In fact, as Narco News disclosed last December, a “quid-pro-quo arrangement is precisely what indicted narco-trafficker Jesus Vicente Zambada Niebla, who is slated to stand trial in Chicago this fall, alleges was agreed to by the US government and the leaders of the Sinaloa ‘Cartel’–the dominant narco-trafficking organization in Mexico. The US government, however, denies that any such arrangement exists.”

Narco News reported that according to “Zambada Niebla, he and the rest of the Sinaloa leadership, through the US informant Loya Castro, negotiated an immunity deal with the US government in which they were guaranteed protection from prosecution in exchange for providing US law enforcers and intelligence agencies with information that could be used to compromise rival Mexican cartels and their operations.”

In court pleadings, Zambada Niebla’s attorneys argued that “the United States government considered the arrangements with the Sinaloa Cartel an acceptable price to pay, because the principal objective was the destruction and dismantling of rival cartels by using the assistance of the Sinaloa Cartel–without regard for the fact that tons of illicit drugs continued to be smuggled into Chicago and other parts of the United States and consumption continued virtually unabated.”

Those assertions seem to be borne out by emails released by WikiLeaks.

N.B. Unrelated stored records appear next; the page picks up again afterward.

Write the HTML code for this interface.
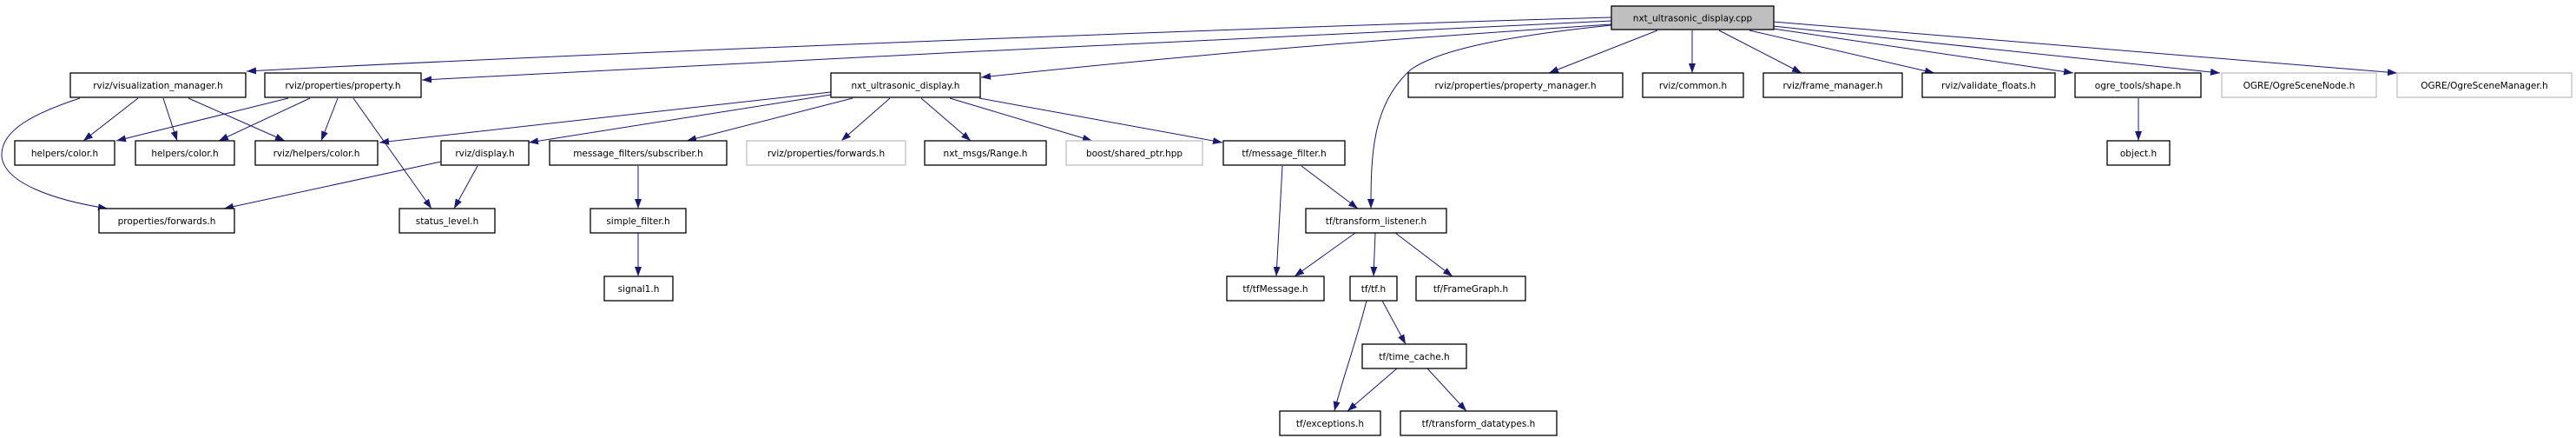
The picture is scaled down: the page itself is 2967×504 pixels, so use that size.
<!DOCTYPE html>
<html><head><meta charset="utf-8"><style>
html,body{margin:0;padding:0;background:#fff;}
svg{display:block;}
text{font-family:"DejaVu Sans","Liberation Sans",sans-serif;font-size:10.5px;fill:#000;}
</style></head><body>
<svg width="2967" height="504" viewBox="0 0 2967 504" xmlns="http://www.w3.org/2000/svg">
<defs>
<marker id="a" markerUnits="userSpaceOnUse" markerWidth="12" markerHeight="10" refX="11" refY="4" orient="auto">
<path d="M0,0 L11,4 L0,8 z" fill="#191970"/>
</marker>
</defs>
<g fill="none" stroke="#191970" stroke-width="1" marker-end="url(#a)">
<!-- from top node -->
<path d="M1856,20 C1500,30 700,60 284,82"/>
<path d="M1856,24 C1500,40 900,70 486,92"/>
<path d="M1856,28 C1600,45 1400,60 1130,89"/>
<path d="M1856,29 C1750,40 1660,55 1625,80 C1580,120 1579,180 1579,240"/>
<path d="M1909,35 L1784,84"/>
<path d="M1949,35 L1949,84"/>
<path d="M1980,35 L2075,84"/>
<path d="M2015,35 L2228,84"/>
<path d="M2042,33 L2388,84"/>
<path d="M2042,30 L2557,84"/>
<path d="M2042,25 L2761,84"/>
<!-- vis manager -->
<path d="M159,113 L96,162"/>
<path d="M188,113 L204,162"/>
<path d="M217,113 L328,162"/>
<path d="M92,113 C40,130 0,150 2,180 C5,210 60,230 124,240"/>
<!-- property.h -->
<path d="M332,113 L134,162"/>
<path d="M357,113 L252,162"/>
<path d="M389,113 L370,162"/>
<path d="M407,113 L497,240"/>
<!-- nxt_ultrasonic_display.h -->
<path d="M957,106 L437,164"/>
<path d="M957,109 L609,164"/>
<path d="M982,113 L791,162"/>
<path d="M1025,113 L969,162"/>
<path d="M1061,113 L1118,162"/>
<path d="M1094,113 L1258,162"/>
<path d="M1128,113 L1408,164"/>
<!-- display.h -->
<path d="M508,186 L258,240"/>
<path d="M550,191 L523,240"/>
<!-- subscriber chain -->
<path d="M735,191 L735,240"/>
<path d="M735,268 L735,318"/>
<!-- shape -> object -->
<path d="M2463,113 L2463,162"/>
<!-- message_filter -->
<path d="M1477,191 L1470,318"/>
<path d="M1499,191 L1564,240"/>
<!-- transform_listener -->
<path d="M1561,268 L1491,318"/>
<path d="M1584,268 L1582,318"/>
<path d="M1607,268 L1673,318"/>
<!-- tf.h -->
<path d="M1574,346 C1560,400 1545,440 1537,473"/>
<path d="M1592,346 L1619,396"/>
<!-- time_cache -->
<path d="M1609,424 L1552,473"/>
<path d="M1644,424 L1689,473"/>
</g>
<g stroke-width="1.3">
<!-- row1 -->
<rect x="1856" y="7" width="187" height="27" fill="#bfbfbf" stroke="#000"/>
<text x="1949.5" y="24.5" text-anchor="middle">nxt_ultrasonic_display.cpp</text>
<!-- row2 -->
<rect x="81" y="84" width="202" height="28" fill="#fff" stroke="#000"/>
<text x="182" y="102" text-anchor="middle">rviz/visualization_manager.h</text>
<rect x="305" y="84" width="180" height="28" fill="#fff" stroke="#000"/>
<text x="395" y="102" text-anchor="middle">rviz/properties/property.h</text>
<rect x="957" y="84" width="172" height="28" fill="#fff" stroke="#000"/>
<text x="1043" y="102" text-anchor="middle">nxt_ultrasonic_display.h</text>
<rect x="1622" y="84" width="247" height="28" fill="#fff" stroke="#000"/>
<text x="1745.5" y="102" text-anchor="middle">rviz/properties/property_manager.h</text>
<rect x="1892" y="84" width="116" height="28" fill="#fff" stroke="#000"/>
<text x="1950" y="102" text-anchor="middle">rviz/common.h</text>
<rect x="2031" y="84" width="160" height="28" fill="#fff" stroke="#000"/>
<text x="2111" y="102" text-anchor="middle">rviz/frame_manager.h</text>
<rect x="2214" y="84" width="153" height="28" fill="#fff" stroke="#000"/>
<text x="2290.5" y="102" text-anchor="middle">rviz/validate_floats.h</text>
<rect x="2390" y="84" width="145" height="28" fill="#fff" stroke="#000"/>
<text x="2462.5" y="102" text-anchor="middle">ogre_tools/shape.h</text>
<rect x="2559" y="84" width="178" height="28" fill="#fff" stroke="#bfbfbf"/>
<text x="2648" y="102" text-anchor="middle">OGRE/OgreSceneNode.h</text>
<rect x="2761" y="84" width="201" height="28" fill="#fff" stroke="#bfbfbf"/>
<text x="2861.5" y="102" text-anchor="middle">OGRE/OgreSceneManager.h</text>
<!-- row3 -->
<rect x="17" y="162" width="115" height="28" fill="#fff" stroke="#000"/>
<text x="74.5" y="180" text-anchor="middle">helpers/color.h</text>
<rect x="156" y="162" width="114" height="28" fill="#fff" stroke="#000"/>
<text x="213" y="180" text-anchor="middle">helpers/color.h</text>
<rect x="294" y="162" width="141" height="28" fill="#fff" stroke="#000"/>
<text x="364.5" y="180" text-anchor="middle">rviz/helpers/color.h</text>
<rect x="508" y="162" width="101" height="28" fill="#fff" stroke="#000"/>
<text x="558.5" y="180" text-anchor="middle">rviz/display.h</text>
<rect x="633" y="162" width="204" height="28" fill="#fff" stroke="#000"/>
<text x="735" y="180" text-anchor="middle">message_filters/subscriber.h</text>
<rect x="860" y="162" width="183" height="28" fill="#fff" stroke="#bfbfbf"/>
<text x="951.5" y="180" text-anchor="middle">rviz/properties/forwards.h</text>
<rect x="1065" y="162" width="140" height="28" fill="#fff" stroke="#000"/>
<text x="1135" y="180" text-anchor="middle">nxt_msgs/Range.h</text>
<rect x="1228" y="162" width="157" height="28" fill="#fff" stroke="#bfbfbf"/>
<text x="1306.5" y="180" text-anchor="middle">boost/shared_ptr.hpp</text>
<rect x="1409" y="162" width="140" height="28" fill="#fff" stroke="#000"/>
<text x="1479" y="180" text-anchor="middle">tf/message_filter.h</text>
<rect x="2427" y="162" width="72" height="28" fill="#fff" stroke="#000"/>
<text x="2463" y="180" text-anchor="middle">object.h</text>
<!-- row4 -->
<rect x="114" y="240" width="156" height="28" fill="#fff" stroke="#000"/>
<text x="192" y="258" text-anchor="middle">properties/forwards.h</text>
<rect x="460" y="240" width="110" height="28" fill="#fff" stroke="#000"/>
<text x="515" y="258" text-anchor="middle">status_level.h</text>
<rect x="680" y="240" width="110" height="28" fill="#fff" stroke="#000"/>
<text x="735" y="258" text-anchor="middle">simple_filter.h</text>
<rect x="1504" y="240" width="162" height="28" fill="#fff" stroke="#000"/>
<text x="1585" y="258" text-anchor="middle">tf/transform_listener.h</text>
<!-- row5 -->
<rect x="696" y="318" width="79" height="28" fill="#fff" stroke="#000"/>
<text x="735.5" y="336" text-anchor="middle">signal1.h</text>
<rect x="1413" y="318" width="112" height="28" fill="#fff" stroke="#000"/>
<text x="1469" y="336" text-anchor="middle">tf/tfMessage.h</text>
<rect x="1555" y="318" width="54" height="28" fill="#fff" stroke="#000"/>
<text x="1582" y="336" text-anchor="middle">tf/tf.h</text>
<rect x="1631" y="318" width="126" height="28" fill="#fff" stroke="#000"/>
<text x="1694" y="336" text-anchor="middle">tf/FrameGraph.h</text>
<!-- row6 -->
<rect x="1569" y="396" width="120" height="28" fill="#fff" stroke="#000"/>
<text x="1629" y="414" text-anchor="middle">tf/time_cache.h</text>
<!-- row7 -->
<rect x="1474" y="473" width="116" height="28" fill="#fff" stroke="#000"/>
<text x="1532" y="491" text-anchor="middle">tf/exceptions.h</text>
<rect x="1613" y="473" width="180" height="28" fill="#fff" stroke="#000"/>
<text x="1703" y="491" text-anchor="middle">tf/transform_datatypes.h</text>
</g>
</svg>
</body></html>
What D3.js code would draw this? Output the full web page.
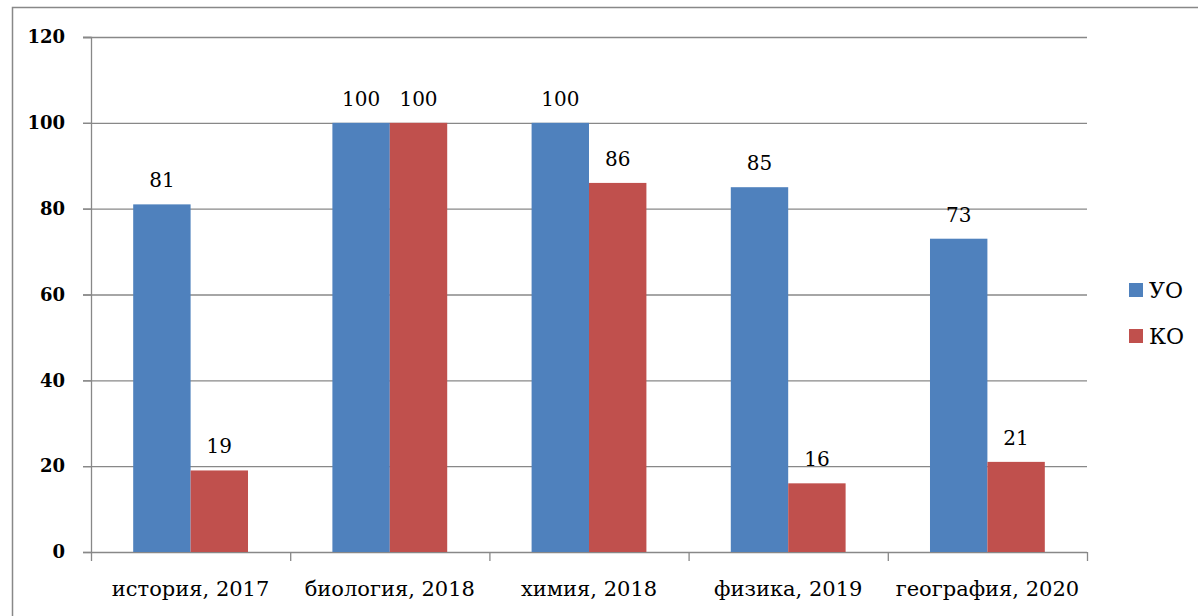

Conroy disclosed: “In a Stratfor email dated April 19, 2010, MX1 lays out the Mexican government’s negotiating, or ‘signaling,’ strategy with respect to the major narco-trafficking organizations as follows:

The Mexican strategy is not to negotiate directly.

In any event, “negotiations” would take place as follows:

Assuming a non-disputed plaza [a major drug market, such as Ciudad Juarez]:

• [If] they [a big narco-trafficking group] bring [in] some drugs, transport some drugs, [and] they are discrete, they don’t bother anyone, [then] no one gets hurt;

• [And the] government turns the other way.